"Now faith is being sure of what we hope for and
certain of what we do not see."
I have always believed in God, always known that He is real. I had an experience as a child (maybe fourth grade or so) where I know that He was watching over me in a very real way. Since that time, I have never doubted Him or His love for me. I have strayed from Him, but through all that I have done, good and bad, He has loved me.
I sometimes feel that my faith is pretty simple, that I don't have more depth because I have never gone through a period of doubt in my life. But this verse makes me feel so much better....faith, sure of what I hope for, certain of what I do not see. I am not very good at explaining my faith, because for me, it just is. I have always felt His presence in my life...even when I was far away from Him.
The other day at church, my pastor talked about gifts that some of us have...I don't have the ability to preach the way that some do.

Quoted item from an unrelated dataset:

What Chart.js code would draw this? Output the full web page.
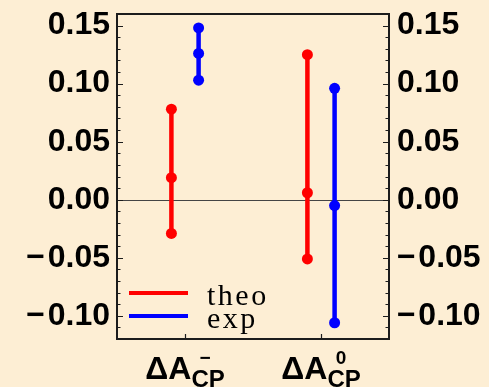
<!DOCTYPE html>
<html>
<head>
<meta charset="utf-8">
<script src="https://cdn.jsdelivr.net/npm/chart.js@4.4.0/dist/chart.umd.min.js"></script>
<style>
  html, body { margin: 0; padding: 0; background: #fdeed4; }
  canvas { display: block; }
</style>
</head>
<body>
<canvas id="myChart" width="489" height="387"></canvas>
<script>
// kategorier: position på x-axeln och etikettens delar
const catPos = [1, 2];
const catSup = ['\u2212', '0'];
const catSub = ['CP', 'CP'];

// teoretiska värden (röd)
const theoLow = [-0.029, -0.051];
const theoMid = [0.019, 0.006];
const theoHigh = [0.078, 0.125];

// experimentella värden (blå)
const expLow = [0.103, -0.106];
const expMid = [0.126, -0.005];
const expHigh = [0.148, 0.096];

const yTicks = [-0.10, -0.05, 0, 0.05, 0.10, 0.15];

const frameColor = '#1c1c1c';

// bygger ett dataset per felstapel
function makeBars(low, mid, high, offset, color, label) {
  return catPos.map((x, i) => ({
    label: label,
    data: [
      { x: x + offset, y: low[i] },
      { x: x + offset, y: mid[i] },
      { x: x + offset, y: high[i] }
    ],
    showLine: true,
    borderColor: color,
    backgroundColor: color,
    borderWidth: 4.5,
    pointRadius: 5.5,
    pointBorderWidth: 0,
    pointHoverRadius: 5.5
  }));
}

const datasets = [
  ...makeBars(theoLow, theoMid, theoHigh, -0.1, '#ff0000', 'theo'),
  ...makeBars(expLow, expMid, expHigh, 0.1, '#0000ff', 'exp')
];

const fmt = v => (v < 0 ? '\u2212\u200A' : '') + Math.abs(v).toFixed(2);

const framePlugin = {
  id: 'frame',
  beforeDatasetsDraw(chart) {
    const ctx = chart.ctx;
    const a = chart.chartArea;
    const y = chart.scales.y;
    const x = chart.scales.x;
    ctx.save();
    // nollinje
    ctx.strokeStyle = '#444';
    ctx.lineWidth = 1;
    const y0 = Math.round(y.getPixelForValue(0)) + 0.5;
    ctx.beginPath();
    ctx.moveTo(a.left, y0);
    ctx.lineTo(a.right, y0);
    ctx.stroke();
    // ticks inåt på vänster och höger sida
    ctx.strokeStyle = frameColor;
    ctx.lineWidth = 1.2;
    for (let k = -12; k <= 16; k++) {
      const py = Math.round(y.getPixelForValue(k / 100)) + 0.5;
      const len = (k % 5 === 0) ? 6 : 3.5;
      ctx.beginPath();
      ctx.moveTo(a.left, py);
      ctx.lineTo(a.left + len, py);
      ctx.moveTo(a.right, py);
      ctx.lineTo(a.right - len, py);
      ctx.stroke();
    }
    catPos.forEach(c => {
      const px = Math.round(x.getPixelForValue(c)) + 0.5;
      ctx.beginPath();
      ctx.moveTo(px, a.bottom);
      ctx.lineTo(px, a.bottom - 5);
      ctx.stroke();
    });
    // ram
    ctx.lineWidth = 2;
    ctx.strokeRect(a.left, a.top, a.right - a.left, a.bottom - a.top);
    ctx.restore();
  },
  afterDraw(chart) {
    const ctx = chart.ctx;
    const a = chart.chartArea;
    const x = chart.scales.x;
    ctx.save();
    ctx.fillStyle = '#000';
    ctx.textBaseline = 'alphabetic';
    // x-etiketter med upphöjt och nedsänkt
    catPos.forEach((c, i) => {
      const mainFont = 'bold 32px "Liberation Sans", Arial, sans-serif';
      const supFont = 'bold 19px "Liberation Sans", Arial, sans-serif';
      const subFont = 'bold 24px "Liberation Sans", Arial, sans-serif';
      ctx.font = mainFont;
      const wMain = ctx.measureText('\u0394A').width;
      ctx.font = subFont;
      const wSub = ctx.measureText(catSub[i]).width;
      const total = wMain + wSub;
      const left = x.getPixelForValue(c) - total / 2;
      ctx.font = mainFont;
      ctx.textAlign = 'left';
      ctx.fillText('\u0394A', left, 379);
      ctx.font = subFont;
      ctx.fillText(catSub[i], left + wMain, 387);
      ctx.font = supFont;
      ctx.textAlign = 'center';
      ctx.fillText(catSup[i], left + wMain + wSub / 2 - 3, 364);
    });
    // förklaring
    const items = [['theo', '#ff0000'], ['exp', '#0000ff']];
    ctx.font = '30px "Liberation Serif", "Times New Roman", serif';
    ctx.letterSpacing = '2.5px';
    ctx.textAlign = 'left';
    items.forEach((it, i) => {
      const ly = a.bottom - 46 + i * 23;
      ctx.strokeStyle = it[1];
      ctx.lineWidth = 4;
      ctx.beginPath();
      ctx.moveTo(a.left + 12, ly);
      ctx.lineTo(a.left + 71, ly);
      ctx.stroke();
      ctx.fillStyle = '#000';
      ctx.fillText(it[0], a.left + 90, ly + 12);
    });
    ctx.restore();
  }
};

const tickFont = { family: '"Liberation Sans", Arial, sans-serif', size: 32, weight: 'bold' };

new Chart(document.getElementById('myChart'), {
  type: 'scatter',
  data: { datasets: datasets },
  options: {
    responsive: false,
    animation: false,
    layout: { padding: { top: 14, left: 0, right: 0, bottom: 0 } },
    plugins: { legend: { display: false }, tooltip: { enabled: false } },
    scales: {
      x: {
        type: 'linear', min: 0.5, max: 2.5,
        grid: { display: false }, border: { display: false },
        ticks: { display: false },
        afterFit: s => { s.height = 48; s.paddingLeft = 0; s.paddingRight = 0; }
      },
      y: {
        min: -0.12, max: 0.16, position: 'left',
        grid: { display: false, drawTicks: false }, border: { display: false },
        afterBuildTicks: s => { s.ticks = yTicks.map(v => ({ value: v })); },
        ticks: { color: '#000', font: tickFont, padding: 7, callback: fmt },
        afterFit: s => { s.width = 117; s.paddingTop = 0; s.paddingBottom = 0; }
      },
      y2: {
        min: -0.12, max: 0.16, position: 'right',
        grid: { display: false, drawTicks: false }, border: { display: false },
        afterBuildTicks: s => { s.ticks = yTicks.map(v => ({ value: v })); },
        ticks: { color: '#000', font: tickFont, padding: 8, callback: fmt },
        afterFit: s => { s.width = 100; s.paddingTop = 0; s.paddingBottom = 0; }
      }
    }
  },
  plugins: [framePlugin]
});
</script>
</body>
</html>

I don't have eloquent prayers to offer, although my prayers are very heartfelt and just as important. I am beginning to realize that one of my gifts is my faith....as simple as it is.
My faith is part of me, as natural to me as breathing. My faith allows me to see the silver lining in clouds that I face. My faith allowed me to be positive during Jim's cancer. My faith makes me strong, when in reality, I feel so very weak. My faith allows me to love when it would be easier to hate. My faith allows me to do things that I never thought I would be able to do.
Faith...being sure of what I hope for and certain of what I do not see. I know my faith comes from my Father. I am so grateful that He has given me this wonderful gift.